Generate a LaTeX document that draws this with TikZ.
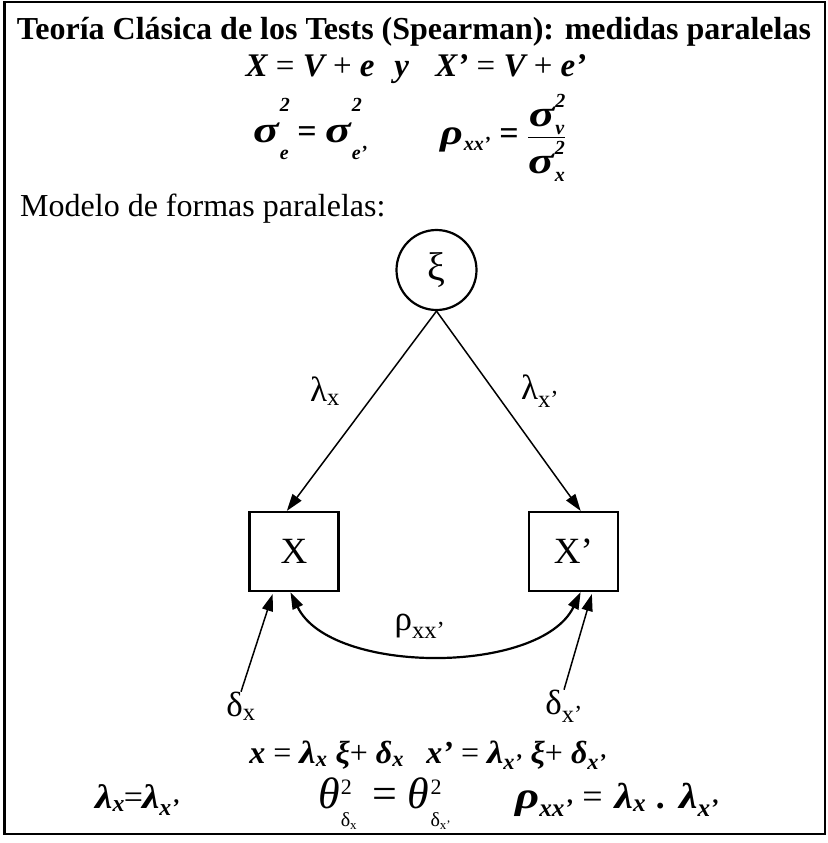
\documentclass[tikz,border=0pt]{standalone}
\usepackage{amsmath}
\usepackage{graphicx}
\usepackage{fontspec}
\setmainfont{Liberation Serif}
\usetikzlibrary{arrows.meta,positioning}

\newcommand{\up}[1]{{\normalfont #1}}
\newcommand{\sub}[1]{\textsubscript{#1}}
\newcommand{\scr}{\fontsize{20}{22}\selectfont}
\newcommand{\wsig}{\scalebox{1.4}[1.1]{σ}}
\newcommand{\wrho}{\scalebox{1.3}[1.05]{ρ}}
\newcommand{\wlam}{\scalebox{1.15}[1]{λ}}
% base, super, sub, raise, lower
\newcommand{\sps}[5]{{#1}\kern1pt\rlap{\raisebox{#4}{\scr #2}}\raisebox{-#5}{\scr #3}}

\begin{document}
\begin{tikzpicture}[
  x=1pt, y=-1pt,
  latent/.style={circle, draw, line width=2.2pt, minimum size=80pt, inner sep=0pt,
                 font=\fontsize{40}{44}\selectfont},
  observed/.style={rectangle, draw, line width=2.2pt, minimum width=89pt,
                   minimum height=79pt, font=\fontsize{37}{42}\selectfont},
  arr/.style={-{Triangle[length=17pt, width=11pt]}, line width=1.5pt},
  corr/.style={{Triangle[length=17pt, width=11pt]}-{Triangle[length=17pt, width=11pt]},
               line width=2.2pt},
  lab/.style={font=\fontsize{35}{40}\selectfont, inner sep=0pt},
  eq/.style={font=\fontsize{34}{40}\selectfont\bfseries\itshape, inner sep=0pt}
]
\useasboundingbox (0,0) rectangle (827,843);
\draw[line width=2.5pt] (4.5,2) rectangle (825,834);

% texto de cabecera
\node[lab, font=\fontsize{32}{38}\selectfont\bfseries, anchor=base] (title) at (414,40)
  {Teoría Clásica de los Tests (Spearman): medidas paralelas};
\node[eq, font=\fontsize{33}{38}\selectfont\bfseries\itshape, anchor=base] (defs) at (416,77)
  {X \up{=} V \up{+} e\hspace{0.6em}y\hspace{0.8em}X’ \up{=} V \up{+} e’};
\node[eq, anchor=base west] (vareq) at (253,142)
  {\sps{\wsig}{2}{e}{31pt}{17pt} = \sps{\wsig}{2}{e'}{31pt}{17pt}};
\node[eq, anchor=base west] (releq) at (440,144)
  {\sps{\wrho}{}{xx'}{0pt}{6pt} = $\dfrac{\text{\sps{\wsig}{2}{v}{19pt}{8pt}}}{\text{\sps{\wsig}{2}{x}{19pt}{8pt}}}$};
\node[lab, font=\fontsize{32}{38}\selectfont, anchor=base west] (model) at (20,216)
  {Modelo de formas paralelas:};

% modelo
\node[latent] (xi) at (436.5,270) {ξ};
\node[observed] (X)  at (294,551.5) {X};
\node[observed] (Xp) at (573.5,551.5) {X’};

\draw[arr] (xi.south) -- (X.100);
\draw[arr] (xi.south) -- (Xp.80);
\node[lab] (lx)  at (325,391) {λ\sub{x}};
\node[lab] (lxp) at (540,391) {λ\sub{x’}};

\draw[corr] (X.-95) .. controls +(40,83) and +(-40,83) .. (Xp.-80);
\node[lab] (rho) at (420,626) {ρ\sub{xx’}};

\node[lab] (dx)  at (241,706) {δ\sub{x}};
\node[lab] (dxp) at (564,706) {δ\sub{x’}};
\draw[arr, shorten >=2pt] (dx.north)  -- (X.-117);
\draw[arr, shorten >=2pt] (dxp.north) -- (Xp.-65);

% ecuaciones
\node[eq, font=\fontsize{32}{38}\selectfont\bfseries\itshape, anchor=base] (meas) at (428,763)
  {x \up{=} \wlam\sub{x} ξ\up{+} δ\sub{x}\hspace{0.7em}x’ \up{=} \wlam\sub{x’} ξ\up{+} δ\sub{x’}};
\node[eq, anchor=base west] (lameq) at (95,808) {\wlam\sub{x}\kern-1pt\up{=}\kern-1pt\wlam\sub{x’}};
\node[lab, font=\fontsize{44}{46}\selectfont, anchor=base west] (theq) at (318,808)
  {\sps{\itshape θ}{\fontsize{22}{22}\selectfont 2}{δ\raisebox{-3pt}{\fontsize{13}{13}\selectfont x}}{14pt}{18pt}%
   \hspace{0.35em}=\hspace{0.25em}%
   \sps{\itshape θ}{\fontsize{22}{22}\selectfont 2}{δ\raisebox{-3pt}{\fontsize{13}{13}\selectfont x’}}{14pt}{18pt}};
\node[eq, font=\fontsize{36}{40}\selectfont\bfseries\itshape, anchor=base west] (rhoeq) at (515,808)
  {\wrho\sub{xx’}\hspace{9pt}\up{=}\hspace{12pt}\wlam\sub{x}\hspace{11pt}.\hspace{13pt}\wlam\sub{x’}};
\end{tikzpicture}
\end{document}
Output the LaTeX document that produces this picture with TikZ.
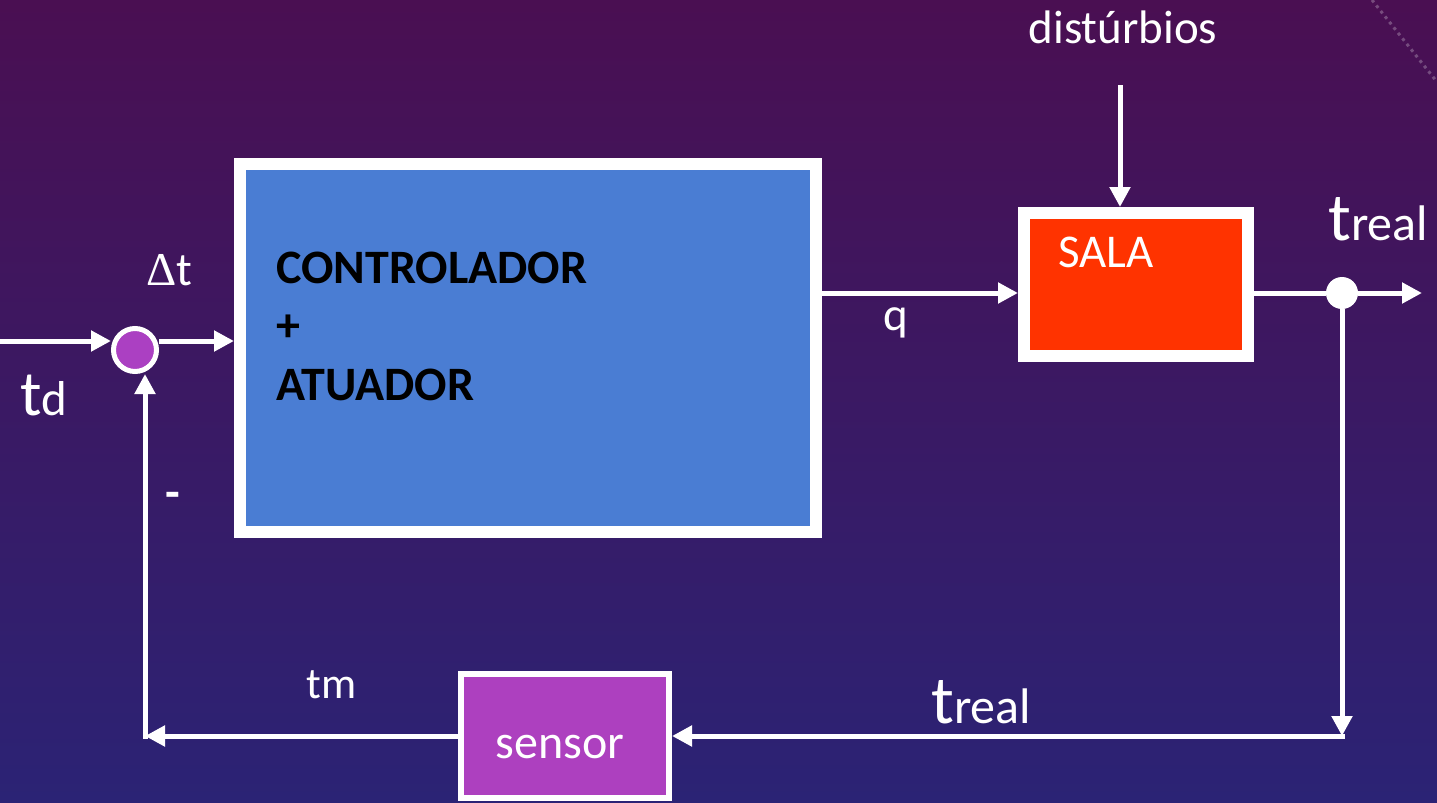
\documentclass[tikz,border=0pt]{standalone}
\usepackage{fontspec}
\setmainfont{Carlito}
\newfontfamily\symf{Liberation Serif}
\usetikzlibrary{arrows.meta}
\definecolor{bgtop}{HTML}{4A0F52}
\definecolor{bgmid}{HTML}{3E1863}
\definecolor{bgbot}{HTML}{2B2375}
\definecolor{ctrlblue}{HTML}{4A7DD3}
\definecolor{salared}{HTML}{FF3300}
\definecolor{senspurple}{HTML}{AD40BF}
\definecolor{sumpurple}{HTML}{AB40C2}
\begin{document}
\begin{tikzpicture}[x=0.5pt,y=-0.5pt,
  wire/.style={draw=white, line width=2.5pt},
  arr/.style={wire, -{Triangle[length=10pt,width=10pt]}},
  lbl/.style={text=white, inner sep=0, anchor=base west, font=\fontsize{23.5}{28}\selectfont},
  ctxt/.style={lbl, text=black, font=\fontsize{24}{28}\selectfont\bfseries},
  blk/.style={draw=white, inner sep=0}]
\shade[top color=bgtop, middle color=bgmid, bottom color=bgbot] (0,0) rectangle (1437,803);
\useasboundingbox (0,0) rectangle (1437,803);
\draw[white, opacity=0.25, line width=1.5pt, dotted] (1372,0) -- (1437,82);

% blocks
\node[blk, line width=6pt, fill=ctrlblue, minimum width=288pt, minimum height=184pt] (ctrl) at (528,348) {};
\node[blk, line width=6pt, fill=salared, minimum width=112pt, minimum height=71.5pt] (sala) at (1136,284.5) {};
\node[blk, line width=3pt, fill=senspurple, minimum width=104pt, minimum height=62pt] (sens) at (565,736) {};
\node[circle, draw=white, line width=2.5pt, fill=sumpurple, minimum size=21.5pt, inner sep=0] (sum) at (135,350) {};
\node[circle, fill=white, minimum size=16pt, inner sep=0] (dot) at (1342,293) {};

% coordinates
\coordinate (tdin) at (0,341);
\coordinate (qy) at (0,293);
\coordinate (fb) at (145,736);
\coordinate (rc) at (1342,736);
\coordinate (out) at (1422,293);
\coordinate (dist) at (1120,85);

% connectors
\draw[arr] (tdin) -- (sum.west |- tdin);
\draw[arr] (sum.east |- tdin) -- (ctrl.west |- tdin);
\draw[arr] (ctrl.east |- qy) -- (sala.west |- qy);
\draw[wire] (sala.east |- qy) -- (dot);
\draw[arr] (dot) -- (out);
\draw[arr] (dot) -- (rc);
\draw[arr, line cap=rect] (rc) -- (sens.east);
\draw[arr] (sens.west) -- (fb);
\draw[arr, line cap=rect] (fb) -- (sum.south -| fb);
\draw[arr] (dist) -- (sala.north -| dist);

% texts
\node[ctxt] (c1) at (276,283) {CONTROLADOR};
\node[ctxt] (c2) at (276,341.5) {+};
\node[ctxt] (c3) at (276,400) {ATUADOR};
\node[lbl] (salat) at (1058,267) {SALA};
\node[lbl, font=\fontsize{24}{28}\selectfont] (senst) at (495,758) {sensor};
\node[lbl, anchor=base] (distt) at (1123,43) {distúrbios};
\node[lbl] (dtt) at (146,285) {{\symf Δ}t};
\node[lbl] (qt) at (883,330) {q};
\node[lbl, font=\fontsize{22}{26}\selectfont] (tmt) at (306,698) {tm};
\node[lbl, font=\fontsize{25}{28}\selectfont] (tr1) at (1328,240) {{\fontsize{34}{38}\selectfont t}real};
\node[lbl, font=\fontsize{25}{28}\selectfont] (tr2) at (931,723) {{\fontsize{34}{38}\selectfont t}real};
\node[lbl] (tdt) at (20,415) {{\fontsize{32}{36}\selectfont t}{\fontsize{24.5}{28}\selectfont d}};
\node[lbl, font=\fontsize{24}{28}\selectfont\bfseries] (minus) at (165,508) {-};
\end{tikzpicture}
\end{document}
==
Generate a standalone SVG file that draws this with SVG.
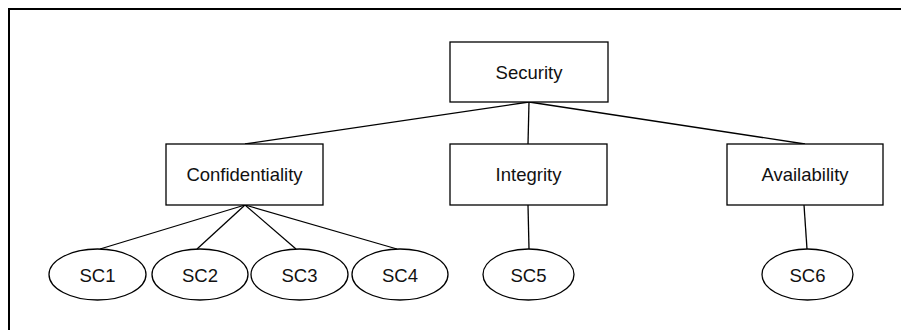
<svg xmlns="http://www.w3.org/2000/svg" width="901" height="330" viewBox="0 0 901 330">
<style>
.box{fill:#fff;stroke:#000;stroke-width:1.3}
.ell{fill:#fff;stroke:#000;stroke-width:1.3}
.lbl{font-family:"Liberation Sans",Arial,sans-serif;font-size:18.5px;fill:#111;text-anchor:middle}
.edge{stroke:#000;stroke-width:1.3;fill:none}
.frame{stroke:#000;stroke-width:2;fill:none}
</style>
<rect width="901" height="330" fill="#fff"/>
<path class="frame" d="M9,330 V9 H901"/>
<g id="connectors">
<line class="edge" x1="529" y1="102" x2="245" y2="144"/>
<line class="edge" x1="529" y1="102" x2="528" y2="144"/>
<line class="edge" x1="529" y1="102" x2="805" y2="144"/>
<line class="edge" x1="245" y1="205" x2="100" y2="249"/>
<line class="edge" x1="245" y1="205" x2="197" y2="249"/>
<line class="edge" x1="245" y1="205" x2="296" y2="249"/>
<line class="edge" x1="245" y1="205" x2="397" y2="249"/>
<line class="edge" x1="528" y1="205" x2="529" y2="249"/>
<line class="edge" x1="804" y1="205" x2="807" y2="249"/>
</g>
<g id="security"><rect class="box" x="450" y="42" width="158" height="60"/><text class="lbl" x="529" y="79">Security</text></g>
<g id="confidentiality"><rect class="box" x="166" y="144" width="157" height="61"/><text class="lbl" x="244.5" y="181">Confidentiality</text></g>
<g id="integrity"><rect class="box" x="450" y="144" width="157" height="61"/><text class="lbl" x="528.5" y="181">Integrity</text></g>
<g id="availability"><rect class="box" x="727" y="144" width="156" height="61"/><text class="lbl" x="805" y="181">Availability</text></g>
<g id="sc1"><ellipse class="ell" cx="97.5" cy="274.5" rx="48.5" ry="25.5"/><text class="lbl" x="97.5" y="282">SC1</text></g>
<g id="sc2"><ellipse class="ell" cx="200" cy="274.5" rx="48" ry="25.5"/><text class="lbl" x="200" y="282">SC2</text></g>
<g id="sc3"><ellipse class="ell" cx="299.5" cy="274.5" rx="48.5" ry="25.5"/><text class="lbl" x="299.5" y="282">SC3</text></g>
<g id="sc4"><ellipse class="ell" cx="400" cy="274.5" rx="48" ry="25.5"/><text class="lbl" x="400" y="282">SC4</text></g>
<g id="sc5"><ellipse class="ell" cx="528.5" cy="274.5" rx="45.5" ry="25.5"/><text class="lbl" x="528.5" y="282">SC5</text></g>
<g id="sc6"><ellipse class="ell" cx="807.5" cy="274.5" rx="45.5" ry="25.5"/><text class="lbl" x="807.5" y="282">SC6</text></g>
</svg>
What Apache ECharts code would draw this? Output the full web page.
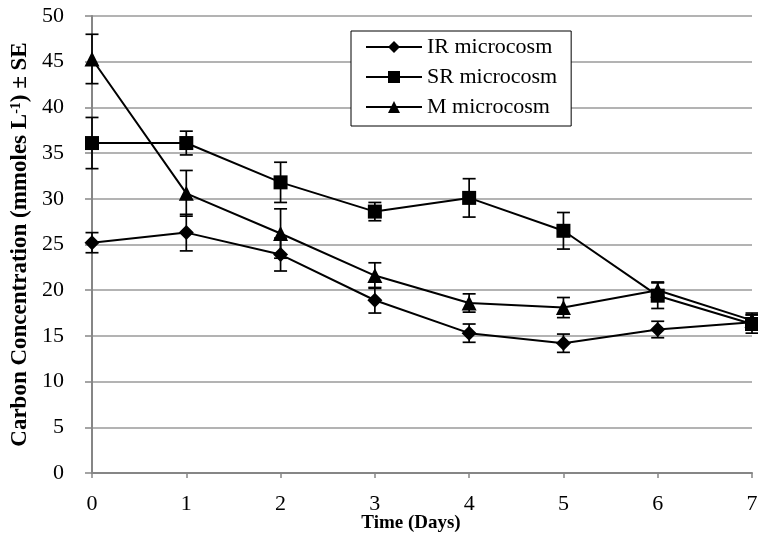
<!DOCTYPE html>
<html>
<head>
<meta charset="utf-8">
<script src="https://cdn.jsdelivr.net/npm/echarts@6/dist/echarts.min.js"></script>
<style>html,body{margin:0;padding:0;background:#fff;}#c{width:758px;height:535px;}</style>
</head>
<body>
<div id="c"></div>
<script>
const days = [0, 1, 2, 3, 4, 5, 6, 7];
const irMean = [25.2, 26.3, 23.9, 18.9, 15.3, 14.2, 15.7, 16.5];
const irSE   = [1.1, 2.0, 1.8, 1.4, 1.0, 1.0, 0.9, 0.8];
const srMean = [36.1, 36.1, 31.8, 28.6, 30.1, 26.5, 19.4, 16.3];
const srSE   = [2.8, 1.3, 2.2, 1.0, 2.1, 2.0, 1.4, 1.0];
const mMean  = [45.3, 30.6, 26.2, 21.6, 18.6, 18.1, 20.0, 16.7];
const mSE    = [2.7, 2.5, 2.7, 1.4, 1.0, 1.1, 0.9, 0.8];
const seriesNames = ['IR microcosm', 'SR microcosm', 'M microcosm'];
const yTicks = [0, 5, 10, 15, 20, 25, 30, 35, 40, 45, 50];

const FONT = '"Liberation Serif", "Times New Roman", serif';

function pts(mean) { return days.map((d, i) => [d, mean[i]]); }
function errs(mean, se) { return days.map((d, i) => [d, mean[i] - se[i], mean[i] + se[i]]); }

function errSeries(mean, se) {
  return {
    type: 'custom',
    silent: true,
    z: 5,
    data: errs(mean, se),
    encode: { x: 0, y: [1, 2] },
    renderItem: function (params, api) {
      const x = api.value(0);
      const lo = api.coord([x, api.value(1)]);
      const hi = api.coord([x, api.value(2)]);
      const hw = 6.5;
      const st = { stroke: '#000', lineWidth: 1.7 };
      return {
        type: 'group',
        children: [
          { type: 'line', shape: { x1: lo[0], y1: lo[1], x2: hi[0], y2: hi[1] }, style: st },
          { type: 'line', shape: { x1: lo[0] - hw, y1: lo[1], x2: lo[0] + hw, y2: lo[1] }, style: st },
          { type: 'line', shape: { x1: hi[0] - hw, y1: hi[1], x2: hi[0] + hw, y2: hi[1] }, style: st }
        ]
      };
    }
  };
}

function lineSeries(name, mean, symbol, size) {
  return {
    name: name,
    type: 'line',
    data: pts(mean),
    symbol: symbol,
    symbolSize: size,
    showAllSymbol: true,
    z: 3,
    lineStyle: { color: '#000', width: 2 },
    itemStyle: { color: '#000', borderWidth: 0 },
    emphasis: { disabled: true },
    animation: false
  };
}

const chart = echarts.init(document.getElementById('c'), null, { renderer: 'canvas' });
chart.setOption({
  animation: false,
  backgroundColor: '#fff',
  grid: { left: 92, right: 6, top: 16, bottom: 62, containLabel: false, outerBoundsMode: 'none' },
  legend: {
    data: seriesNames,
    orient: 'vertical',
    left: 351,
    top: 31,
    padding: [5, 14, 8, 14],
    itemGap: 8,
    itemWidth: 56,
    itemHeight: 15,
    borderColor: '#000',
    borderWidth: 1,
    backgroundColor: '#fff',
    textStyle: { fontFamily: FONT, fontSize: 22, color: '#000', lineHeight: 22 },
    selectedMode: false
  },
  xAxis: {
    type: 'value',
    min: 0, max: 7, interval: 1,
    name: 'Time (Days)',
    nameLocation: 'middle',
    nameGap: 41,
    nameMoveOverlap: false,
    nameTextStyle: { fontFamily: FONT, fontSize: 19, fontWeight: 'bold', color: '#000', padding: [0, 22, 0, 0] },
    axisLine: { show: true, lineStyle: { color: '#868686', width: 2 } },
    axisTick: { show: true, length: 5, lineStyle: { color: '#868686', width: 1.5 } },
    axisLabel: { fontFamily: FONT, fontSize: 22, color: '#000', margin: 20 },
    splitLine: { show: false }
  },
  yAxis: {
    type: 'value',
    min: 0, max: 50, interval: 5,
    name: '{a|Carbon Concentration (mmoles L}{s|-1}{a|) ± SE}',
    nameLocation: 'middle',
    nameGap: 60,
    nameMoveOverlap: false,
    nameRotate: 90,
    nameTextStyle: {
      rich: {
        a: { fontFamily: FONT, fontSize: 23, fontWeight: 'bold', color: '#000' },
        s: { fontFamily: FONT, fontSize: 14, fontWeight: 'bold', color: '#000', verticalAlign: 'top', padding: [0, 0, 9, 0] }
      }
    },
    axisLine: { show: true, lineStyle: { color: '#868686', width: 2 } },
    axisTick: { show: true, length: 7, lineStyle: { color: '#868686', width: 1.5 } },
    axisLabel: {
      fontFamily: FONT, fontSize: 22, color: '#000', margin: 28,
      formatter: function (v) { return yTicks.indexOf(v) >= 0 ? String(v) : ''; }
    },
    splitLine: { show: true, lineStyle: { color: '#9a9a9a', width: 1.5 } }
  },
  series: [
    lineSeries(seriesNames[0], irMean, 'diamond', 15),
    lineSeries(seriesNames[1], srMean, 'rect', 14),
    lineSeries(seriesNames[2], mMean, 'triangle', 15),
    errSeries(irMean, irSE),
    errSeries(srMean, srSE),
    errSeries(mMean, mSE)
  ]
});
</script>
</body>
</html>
* * *
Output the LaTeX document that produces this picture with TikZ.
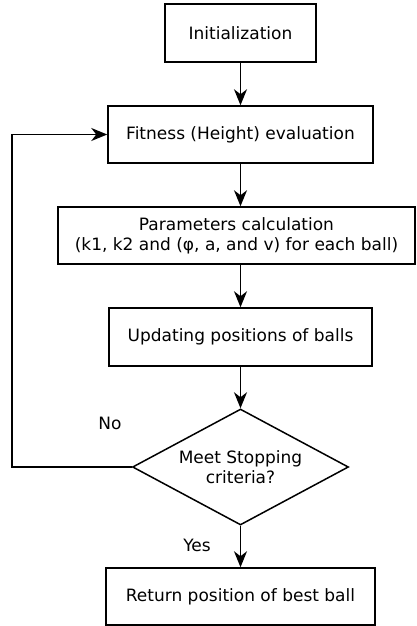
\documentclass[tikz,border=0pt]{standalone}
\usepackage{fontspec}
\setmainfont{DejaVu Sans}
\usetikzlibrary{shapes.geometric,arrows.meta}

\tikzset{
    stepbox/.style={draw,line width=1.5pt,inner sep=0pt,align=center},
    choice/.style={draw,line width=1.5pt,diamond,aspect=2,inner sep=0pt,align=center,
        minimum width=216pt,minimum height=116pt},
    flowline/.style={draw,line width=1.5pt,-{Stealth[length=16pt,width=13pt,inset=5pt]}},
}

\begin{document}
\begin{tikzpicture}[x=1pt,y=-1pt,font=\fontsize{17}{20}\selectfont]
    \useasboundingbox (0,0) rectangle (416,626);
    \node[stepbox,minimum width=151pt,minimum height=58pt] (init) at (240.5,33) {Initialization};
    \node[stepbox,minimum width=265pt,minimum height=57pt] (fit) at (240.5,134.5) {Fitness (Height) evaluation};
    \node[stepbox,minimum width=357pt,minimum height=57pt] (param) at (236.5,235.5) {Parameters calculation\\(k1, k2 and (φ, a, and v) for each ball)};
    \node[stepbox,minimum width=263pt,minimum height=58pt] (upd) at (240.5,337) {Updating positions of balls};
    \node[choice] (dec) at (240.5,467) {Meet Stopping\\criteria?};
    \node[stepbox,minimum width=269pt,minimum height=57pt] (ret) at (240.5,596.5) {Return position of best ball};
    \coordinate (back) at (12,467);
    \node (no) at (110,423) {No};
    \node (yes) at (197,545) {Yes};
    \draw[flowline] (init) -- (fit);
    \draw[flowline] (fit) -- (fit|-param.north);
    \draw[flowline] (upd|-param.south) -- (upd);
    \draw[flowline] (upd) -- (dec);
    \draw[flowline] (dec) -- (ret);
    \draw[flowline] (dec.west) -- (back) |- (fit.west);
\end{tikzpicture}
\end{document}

## [Requirements]
Pick out the lines containing the string "that".

## [Completed task]
Generate a LaTeX document that draws this with TikZ.
Output the LaTeX document that produces this picture with TikZ.
Generate a standalone SVG file that draws this with SVG.
Output the LaTeX document that produces this picture with TikZ.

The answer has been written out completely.